Mr. Gross, wearing a green baseball cap, swaggering like a schoolboy out to pick a fight, carries a portfolio case by his side. His are the magazine’s precocious cats and dogs, their human counterparts outmatched and comparatively unrefined. He has wanted to be a cartoonist since he was a kid.

Next to him, Mr. Wilson walks with an easy stride, tall and black-clad, with fine white hair. His work, fancifully absurdist, morphs the bodies of monsters with those of men. If any adult still takes a pre-emptive peek under the bed or in a darkened closet before falling sleep, it is his creations they will find.


The LONG article is must reading is for no other reason than it validates the existence, if you squint a whole lot, of an older, more classic New York, where erudite, witty people who contributed to important magazines which influenced opinion had lunch (probably smoking right at the table) and said witty, erudite things that everyone would later they had overheard.
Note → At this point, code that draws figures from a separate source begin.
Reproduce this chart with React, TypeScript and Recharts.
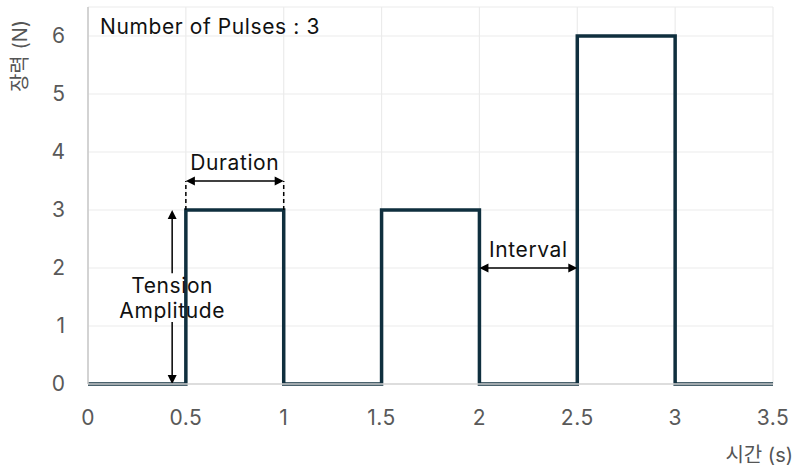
import React from 'react';
import { LineChart, Line, XAxis, YAxis, CartesianGrid, ReferenceLine } from 'recharts';

// Step signal: time (s) and tension (N)
const timePoints = [0, 0.5, 0.5, 1, 1, 1.5, 1.5, 2, 2, 2.5, 2.5, 3, 3, 3.5];
const tensionValues = [0, 0, 3, 3, 0, 0, 3, 3, 0, 0, 6, 6, 0, 0];
const xTicks = [0, 0.5, 1, 1.5, 2, 2.5, 3, 3.5];
const yTicks = [0, 1, 2, 3, 4, 5, 6];

// Annotations
const pulseCountText = 'Number of Pulses : 3';
const durationSpan = [0.5, 1];
const durationLevel = 3.5;
const durationBase = 3;
const intervalSpan = [2, 2.5];
const intervalLevel = 2;
const amplitudeX = 0.43;
const amplitudeRange = [0, 3];
const amplitudeGap = [1.07, 1.91];
const amplitudeTextLevel = 1.5;

const data = timePoints.map((t, i) => ({ t, v: tensionValues[i] }));

const FONT = 'Inter, "Noto Sans CJK KR", sans-serif';
const LINE_COLOR = '#0f2f3e';
const ANN_SIZE = 21;
const ANN_SPACING = 0.6;

type Seg = { x1: number; y1: number; x2: number; y2: number };

const head = (tx: number, ty: number, fx: number, fy: number) => {
  const dx = tx - fx;
  const dy = ty - fy;
  const len = Math.sqrt(dx * dx + dy * dy) || 1;
  const ux = dx / len;
  const uy = dy / len;
  const L = 9;
  const W = 4.5;
  const bx = tx - ux * L;
  const by = ty - uy * L;
  return `${tx},${ty} ${bx - uy * W},${by + ux * W} ${bx + uy * W},${by - ux * W}`;
};

const arrowShape = (start: boolean, end: boolean, text?: string) => (p: any) => {
  const { x1, y1, x2, y2 } = p as Seg;
  const dx = x2 - x1;
  const dy = y2 - y1;
  const len = Math.sqrt(dx * dx + dy * dy) || 1;
  const ux = dx / len;
  const uy = dy / len;
  const sx = start ? x1 + ux * 8 : x1;
  const sy = start ? y1 + uy * 8 : y1;
  const ex = end ? x2 - ux * 8 : x2;
  const ey = end ? y2 - uy * 8 : y2;
  return (
    <g>
      <line x1={sx} y1={sy} x2={ex} y2={ey} stroke="#000" strokeWidth={1.5} />
      {start && <polygon points={head(x1, y1, x2, y2)} fill="#000" />}
      {end && <polygon points={head(x2, y2, x1, y1)} fill="#000" />}
      {text && (
        <text
          x={(x1 + x2) / 2}
          y={Math.min(y1, y2) - 11}
          textAnchor="middle"
          fontSize={ANN_SIZE}
          letterSpacing={ANN_SPACING}
          fill="#111"
          fontFamily={FONT}
        >
          {text}
        </text>
      )}
    </g>
  );
};

const dashedShape = (p: any) => {
  const { x1, y1, x2, y2 } = p as Seg;
  return <line x1={x1} y1={y1} x2={x2} y2={y2} stroke="#000" strokeWidth={1.5} strokeDasharray="4 3" />;
};

const textShape = (lines: string[], dx: number, dys: number[], anchor: string) => (p: any) => {
  const { x1, y1 } = p as Seg;
  return (
    <text
      x={x1 + dx}
      y={y1}
      textAnchor={anchor as any}
      fontSize={ANN_SIZE}
      letterSpacing={ANN_SPACING}
      fill="#111"
      fontFamily={FONT}
    >
      {lines.map((l, i) => (
        <tspan key={i} x={x1 + dx} y={y1 + dys[i]}>
          {l}
        </tspan>
      ))}
    </text>
  );
};

const xLabel = (props: any) => {
  const vb = props.viewBox || {};
  return (
    <text x={vb.x + vb.width + 20} y={vb.y + 78} textAnchor="end" fontSize={20} fill="#555" fontFamily={FONT}>
      시간 (s)
    </text>
  );
};

const yLabel = (props: any) => {
  const vb = props.viewBox || {};
  const cx = vb.x + 20;
  const cy = vb.y + 49;
  return (
    <text
      x={cx}
      y={cy}
      textAnchor="middle"
      dominantBaseline="central"
      transform={`rotate(-90, ${cx}, ${cy})`}
      fontSize={20}
      fill="#555"
      fontFamily={FONT}
    >
      장력 (N)
    </text>
  );
};

export default function App() {
  return (
    <div style={{ position: 'absolute', left: 0, top: 0, width: 800, height: 476, background: '#fff' }}>
      <LineChart
        width={800}
        height={476}
        data={data}
        margin={{ top: 7, right: 27, left: 0, bottom: 12 }}
        style={{ fontFamily: FONT }}
      >
        <CartesianGrid stroke="#ebebeb" strokeWidth={1.2} />
        <XAxis
          dataKey="t"
          type="number"
          domain={[0, 3.5]}
          ticks={xTicks}
          height={80}
          tickLine={false}
          tickSize={6}
          tickMargin={20}
          axisLine={{ stroke: '#d4d4d4', strokeWidth: 1.5 }}
          tick={{ fontSize: 21, fill: '#595959', letterSpacing: 0.5 }}
          label={{ content: xLabel }}
        />
        <YAxis
          type="number"
          domain={[0, 6.5]}
          ticks={yTicks}
          width={88}
          tickLine={false}
          tickSize={6}
          tickMargin={17}
          axisLine={{ stroke: '#c8c8c8', strokeWidth: 1.5 }}
          tick={{ fontSize: 21, fill: '#595959' }}
          label={{ content: yLabel }}
        />
        <Line
          dataKey="v"
          type="linear"
          stroke={LINE_COLOR}
          strokeWidth={3.5}
          dot={false}
          activeDot={false}
          isAnimationActive={false}
        />
        <ReferenceLine
          segment={[{ x: durationSpan[0], y: durationBase }, { x: durationSpan[0], y: durationLevel }]}
          shape={dashedShape}
        />
        <ReferenceLine
          segment={[{ x: durationSpan[1], y: durationBase }, { x: durationSpan[1], y: durationLevel }]}
          shape={dashedShape}
        />
        <ReferenceLine
          segment={[{ x: durationSpan[0], y: durationLevel }, { x: durationSpan[1], y: durationLevel }]}
          shape={arrowShape(true, true, 'Duration')}
        />
        <ReferenceLine
          segment={[{ x: intervalSpan[0], y: intervalLevel }, { x: intervalSpan[1], y: intervalLevel }]}
          shape={arrowShape(true, true, 'Interval')}
        />
        <ReferenceLine
          segment={[{ x: amplitudeX, y: amplitudeGap[1] }, { x: amplitudeX, y: amplitudeRange[1] }]}
          shape={arrowShape(false, true)}
        />
        <ReferenceLine
          segment={[{ x: amplitudeX, y: amplitudeGap[0] }, { x: amplitudeX, y: amplitudeRange[0] }]}
          shape={arrowShape(false, true)}
        />
        <ReferenceLine
          segment={[{ x: amplitudeX, y: amplitudeTextLevel }, { x: amplitudeX, y: amplitudeTextLevel }]}
          shape={textShape(['Tension', 'Amplitude'], 0, [-4, 21], 'middle')}
        />
        <ReferenceLine
          segment={[{ x: 0, y: 6.5 }, { x: 0, y: 6.5 }]}
          shape={textShape([pulseCountText], 12, [27], 'start')}
        />
      </LineChart>
    </div>
  );
}
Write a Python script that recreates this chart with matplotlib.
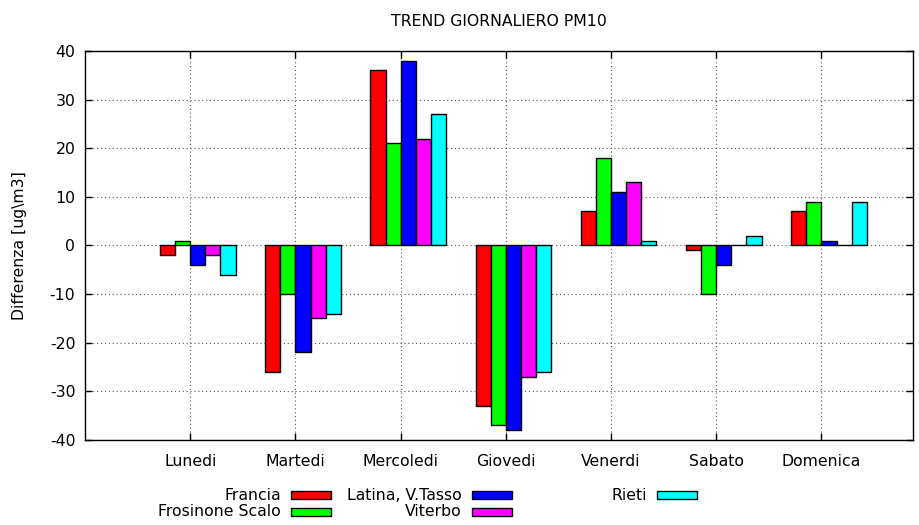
"""Trend giornaliero PM10: differenze per giorno della settimana e stazione."""

import matplotlib

matplotlib.use("Agg")
import matplotlib.pyplot as plt
import numpy as np
from matplotlib.patches import Rectangle

plt.rcParams["font.family"] = ["DejaVu Sans"]
plt.rcParams["font.size"] = 11.3
plt.rcParams["axes.unicode_minus"] = False

DAYS = ["Lunedi", "Martedi", "Mercoledi", "Giovedi", "Venerdi", "Sabato", "Domenica"]
STATIONS = ["Francia", "Frosinone Scalo", "Latina, V.Tasso", "Viterbo", "Rieti"]
COLORS = ["#ff0000", "#00ff00", "#0000ff", "#ff00ff", "#00ffff"]

FRANCIA = [-2, -26, 36, -33, 7, -1, 7]
FROSINONE = [1, -10, 21, -37, 18, -10, 9]
LATINA = [-4, -22, 38, -38, 11, -4, 1]
VITERBO = [-2, -15, 22, -27, 13, 0, 0]
RIETI = [-6, -14, 27, -26, 1, 2, 9]
SERIES = [FRANCIA, FROSINONE, LATINA, VITERBO, RIETI]

fig = plt.figure(figsize=(9.19, 5.25), dpi=100)
ax = fig.add_axes([0.0925, 0.1619, 0.901, 0.741])

x = np.arange(len(DAYS))
width = 0.1435
for i, (vals, color) in enumerate(zip(SERIES, COLORS)):
    ax.bar(x + (i - 2) * width, vals, width, align="edge", color=color,
           edgecolor="black", linewidth=1.0, zorder=3)

ax.set_xlim(-1.0, 6.87)
ax.set_ylim(-40, 40)
ax.set_yticks(np.arange(-40, 41, 10))
ax.set_xticks(x)
ax.set_xticklabels(DAYS)
ax.tick_params(direction="in", top=True, right=True, length=5, width=1, pad=10)
ax.tick_params(axis="y", pad=7)
ax.grid(True, linestyle=(0, (1, 2.5)), color="#555555", linewidth=0.8, zorder=0)
for spine in ax.spines.values():
    spine.set_linewidth(1.0)
ax.set_ylabel("Differenza [ug\\m3]")
ax.yaxis.set_label_coords(-0.07, 0.5)
ax.set_title("TREND GIORNALIERO PM10", fontsize=11.3, pad=18)

# legend in gnuplot style: label right-aligned, swatch on the right
W, H = 919.0, 525.0
col_x = [281, 462, 647]
row_y = [495, 512]
for k, (name, color) in enumerate(zip(STATIONS, COLORS)):
    if k == 4:
        cx, cy = col_x[2], row_y[0]
    else:
        cx, cy = col_x[k // 2], row_y[k % 2]
    fig.text(cx / W, 1 - cy / H, name, ha="right", va="center", fontsize=11.3)
    fig.patches.append(Rectangle(((cx + 10) / W, 1 - (cy + 4) / H), 40 / W, 8 / H,
                                 transform=fig.transFigure, facecolor=color,
                                 edgecolor="black", linewidth=1.0))

fig.savefig("out.png", dpi=100)
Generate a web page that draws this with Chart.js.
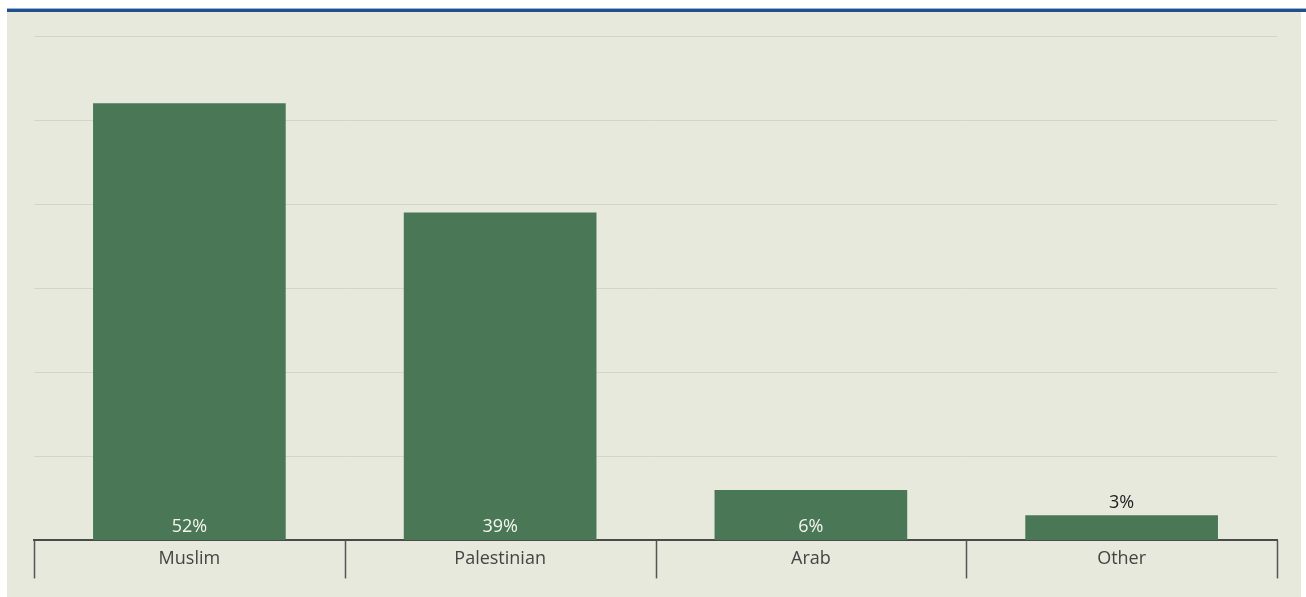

The cartoonists slog is also captured:

Tuesday’s midday feeding is still a comparatively novel invention, perhaps no more than 15 years old, a vestige of the days when cartoonists in this media capital literally took to the streets to sell their work, running into each other on their respective circuits.

From the 1940s to the early to middle ’80s — before submissions could be faxed in, before Kinko’s made copies for a dime and before the magazine market began to dry up — New York City’s cartoonists set out about town each week, on foot, to markets like Collier’s, True, Cavalier, The Saturday Evening Post, National Lampoon and Playboy, many now long defunct. Wednesday in New York was the designated day when the editors saw their work.

“We used to spend the whole day going from magazine to magazine,” Mr. Gross says. At the time of the Wednesday walk, The New Yorker had a second day, Tuesday, as the day to see its regulars. “Tuesdays they had the elite people come,” Mr. Gross said. “And Wednesdays they had the unwashed people come. I came on Wednesdays.” (Now, Tuesday is the only day when The New Yorker sees its cartoonists.)